Nous nous attendons à un impact progressif sur le PIB. Nous prévoyons d’abord une rotation des dépenses discrétionnaires, avec un recul des catégories telles que les compagnies aériennes et les voyages, au profit des vacances à domicile et des options de vente au détail à bas prix. Un ralentissement plus général des dépenses pourrait ensuite se produire si l’emploi venait à fléchir. Une hausse des pertes d’emploi pourrait alors avoir un effet « boule de neige », les pertes d’emplois entraînant une baisse de la demande de biens et de services, menant à une récession. Ce scénario demeure hypothétique, car le niveau d’emploi et de dépenses aux États-Unis et au Canada demeure généralement élevé.
En ce qui concerne le Canada, nous voyons les choses différemment du consensus du marché, et nos perspectives sont moins pessimistes. Bien que l’économie du Canada soit fondée sur l’exportation et fortement dépendante du commerce avec les États-Unis, elle occupe une bonne position dans le contexte mondial puisque le taux effectif de droits de douane imposés au Canada par les États-Unis (environ 5 à 7 %) est inférieur à la moyenne mondiale. Qui plus est, le secteur de l’énergie a été largement épargné par les droits de douane grâce aux exemptions prévues par l’ACEUM. Les États-Unis ont par ailleurs peu de marge de manœuvre pour trouver un substitut au pétrole brut lourd canadien utilisé par les raffineurs américains.
Le gouvernement fédéral et ses homologues provinciaux ont également exprimé leur volonté de mettre en œuvre des mesures de relance budgétaire si le besoin s’impose. Il demeure important de noter que si les États-Unis entrent en récession, le Canada risque d’emboîter le pas.

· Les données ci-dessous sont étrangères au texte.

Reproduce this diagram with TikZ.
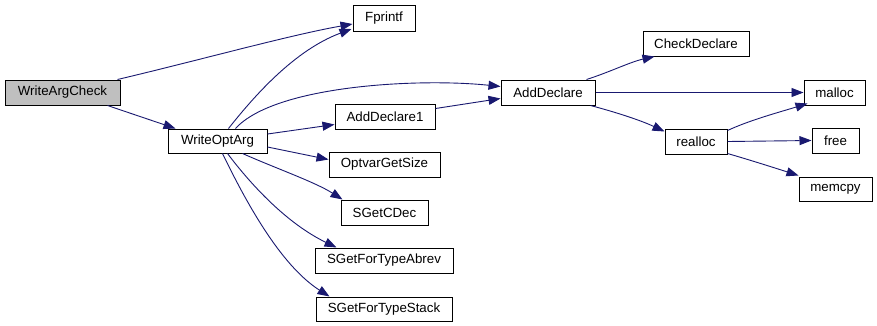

Nous prévoyons que la croissance finira par ralentir, ce qui fera baisser les taux d’intérêt. Ce processus pourrait toutefois être retardé par l’incidence à court terme des droits de douane sur l’inflation et les attentes en matière d’inflation, qui pourraient à leur tour empêcher les rendements à court terme de baisser. Cette conjoncture pourrait aplatir la courbe des taux à court terme, les craintes d’une inflation risquant d’empêcher les banques centrales de réduire leurs taux directeurs.
En tant qu’investisseurs à long terme, nous continuons à nous intéresser aux fondamentaux et à notre position dans un marché en constante évolution.